GIVEN EXERCISE
From the entries that follow, pick out all lines holding "this".

★ ★ ★ ★

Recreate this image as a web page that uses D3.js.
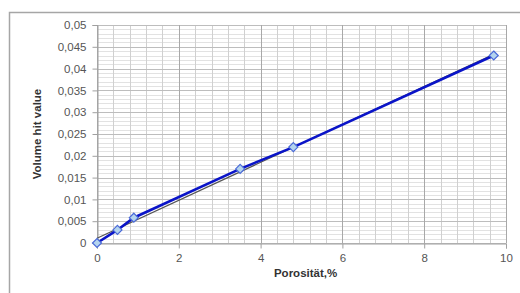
<!DOCTYPE html>
<html>
<head>
<meta charset="utf-8">
<script src="https://cdn.jsdelivr.net/npm/d3@7"></script>
<style>
  body { margin: 0; background: #fff; }
  svg { display: block; }
</style>
</head>
<body>
<svg id="chart" width="520" height="293"></svg>
<script>
// data
const porosity = [0, 0.5, 0.9, 3.5, 4.8, 9.7];
const volumeHit = [0, 0.003, 0.0058, 0.017, 0.022, 0.043];
// trend line end points (thin gray line)
const trendX = [0, 9.7];
const trendY = [0.0011, 0.0433];
const xTicks = [0, 2, 4, 6, 8, 10];
const yTicks = [0, 0.005, 0.01, 0.015, 0.02, 0.025, 0.03, 0.035, 0.04, 0.045, 0.05];

const svg = d3.select("#chart");
const width = 520, height = 293;
const margin = { top: 25, right: 14, bottom: 50, left: 97 };
const w = width - margin.left - margin.right;
const h = height - margin.top - margin.bottom;

// outer frame (cut off at the right and bottom)
svg.append("path")
  .attr("d", `M9.5,${height + 5} V12.5 H${width + 5}`)
  .attr("fill", "none")
  .attr("stroke", "#a6a6a6")
  .attr("stroke-width", 1.5);

const g = svg.append("g")
  .attr("transform", `translate(${margin.left},${margin.top})`);

const x = d3.scaleLinear().domain([0, 10]).range([0, w]);
const y = d3.scaleLinear().domain([0, 0.05]).range([h, 0]);

// minor grid
const minorY = d3.range(0, 51).map(i => i / 1000);
const minorX = d3.range(0, 26).map(i => i * 0.4);

g.append("g").selectAll("line")
  .data(minorY)
  .join("line")
    .attr("x1", 0).attr("x2", w)
    .attr("y1", d => Math.round(y(d)) + 0.5)
    .attr("y2", d => Math.round(y(d)) + 0.5)
    .attr("stroke", "#e2e2e2");

g.append("g").selectAll("line")
  .data(minorX)
  .join("line")
    .attr("y1", 0).attr("y2", h)
    .attr("x1", d => Math.round(x(d)) + 0.5)
    .attr("x2", d => Math.round(x(d)) + 0.5)
    .attr("stroke", "#d0d0d0");

// major grid
g.append("g").selectAll("line")
  .data(yTicks)
  .join("line")
    .attr("x1", 0).attr("x2", w)
    .attr("y1", d => Math.round(y(d)) + 0.5)
    .attr("y2", d => Math.round(y(d)) + 0.5)
    .attr("stroke", "#bdbdbd");

g.append("g").selectAll("line")
  .data(xTicks)
  .join("line")
    .attr("y1", 0).attr("y2", h)
    .attr("x1", d => Math.round(x(d)) + 0.5)
    .attr("x2", d => Math.round(x(d)) + 0.5)
    .attr("stroke", "#a8a8a8");

// axes
const fmtY = d => d === 0 ? "0" : d3.format("")(+d.toFixed(3)).replace(".", ",");

const yAxis = g.append("g")
  .attr("transform", "translate(0.5,0)")
  .call(d3.axisLeft(y).tickValues(yTicks).tickFormat(fmtY).tickSize(5).tickPadding(6));
yAxis.select(".domain").attr("stroke", "#a0a0a0");
yAxis.selectAll(".tick line").attr("stroke", "#a0a0a0");
yAxis.selectAll("text")
  .attr("fill", "#555")
  .attr("font-family", "'Liberation Sans', Arial, sans-serif")
  .attr("font-size", "11.5px");

const xAxis = g.append("g")
  .attr("transform", `translate(0,${h + 0.5})`)
  .call(d3.axisBottom(x).tickValues(xTicks).tickSize(5).tickPadding(5));
xAxis.select(".domain").attr("stroke", "#a0a0a0");
xAxis.selectAll(".tick line").attr("stroke", "#a0a0a0");
xAxis.selectAll("text")
  .attr("fill", "#555")
  .attr("font-family", "'Liberation Sans', Arial, sans-serif")
  .attr("font-size", "11.5px");

// trend line
g.append("line")
  .attr("x1", x(trendX[0])).attr("y1", y(trendY[0]))
  .attr("x2", x(trendX[1])).attr("y2", y(trendY[1]))
  .attr("stroke", "#555")
  .attr("stroke-width", 1.2);

// data line
const pts = porosity.map((p, i) => [p, volumeHit[i]]);
g.append("path")
  .datum(pts)
  .attr("fill", "none")
  .attr("stroke", "#0a14c8")
  .attr("stroke-width", 2.6)
  .attr("d", d3.line().x(d => x(d[0])).y(d => y(d[1])));

// diamond markers
g.selectAll(".marker")
  .data(pts)
  .join("path")
    .attr("class", "marker")
    .attr("transform", d => `translate(${x(d[0])},${y(d[1])})`)
    .attr("d", "M0,-4.5 L4.5,0 L0,4.5 L-4.5,0 Z")
    .attr("fill", "#b4d4ee")
    .attr("stroke", "#4a6ad8")
    .attr("stroke-width", 1.2);

// axis titles
svg.append("text")
  .attr("x", margin.left + x(5.1))
  .attr("y", 277)
  .attr("text-anchor", "middle")
  .attr("fill", "#333")
  .attr("font-family", "'Liberation Sans', Arial, sans-serif")
  .attr("font-size", "11.5px")
  .attr("font-weight", "bold")
  .text("Porosität,%");

svg.append("text")
  .attr("transform", `translate(41,${margin.top + h / 2}) rotate(-90)`)
  .attr("text-anchor", "middle")
  .attr("fill", "#333")
  .attr("font-family", "'Liberation Sans', Arial, sans-serif")
  .attr("font-size", "11.5px")
  .attr("font-weight", "bold")
  .text("Volume hit value");
</script>
</body>
</html>
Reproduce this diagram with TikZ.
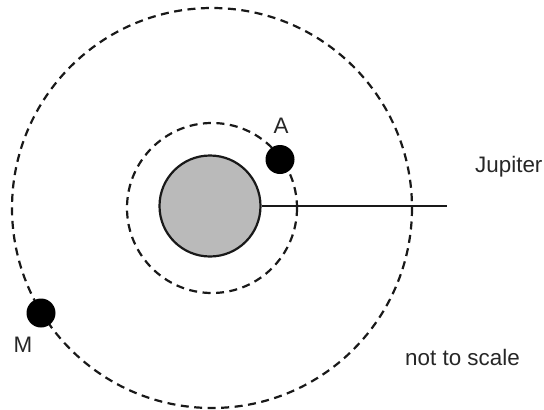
\documentclass[tikz,border=0pt]{standalone}
\usepackage{fontspec}
\setmainfont{Liberation Sans}
\begin{document}
\begin{tikzpicture}[x=1pt,y=-1pt,
  orbit/.style={draw=black!90, line width=2.2pt, dash pattern=on 8pt off 5.5pt},
  planet/.style={circle, draw=black!90, line width=2.2pt, fill=black!27, minimum size=101pt, inner sep=0pt},
  moon/.style={circle, fill=black, minimum size=29pt, inner sep=0pt},
  lbl/.style={font=\fontsize{22.4}{26}\selectfont, text=black!85, inner sep=0pt}]
\useasboundingbox (0,0) rectangle (544,410);
\coordinate (c) at (212,208);
\draw[orbit] (c) circle[radius=85];
\draw[orbit] (c) circle[radius=200];
\node[planet] (jup) at (210,206) {};
\coordinate (lineend) at (447,206);
\draw[line width=2.2pt, draw=black!90] (jup.east) -- (lineend);
\node[moon] (A) at (280,159.5) {};
\node[moon] (M) at (41,313) {};
\node[lbl] (Alab) at (281,126) {A};
\node[lbl] (Mlab) at (23,345) {M};
\node[lbl, anchor=base west] (jlab) at (475,172) {Jupiter};
\node[lbl, anchor=base west] (scale) at (405,365) {not to scale};
\end{tikzpicture}
\end{document}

★ ★ ★ ★

THE SOLUTION
Recreate this image as a web page that uses D3.js.
Reproduce this diagram with TikZ.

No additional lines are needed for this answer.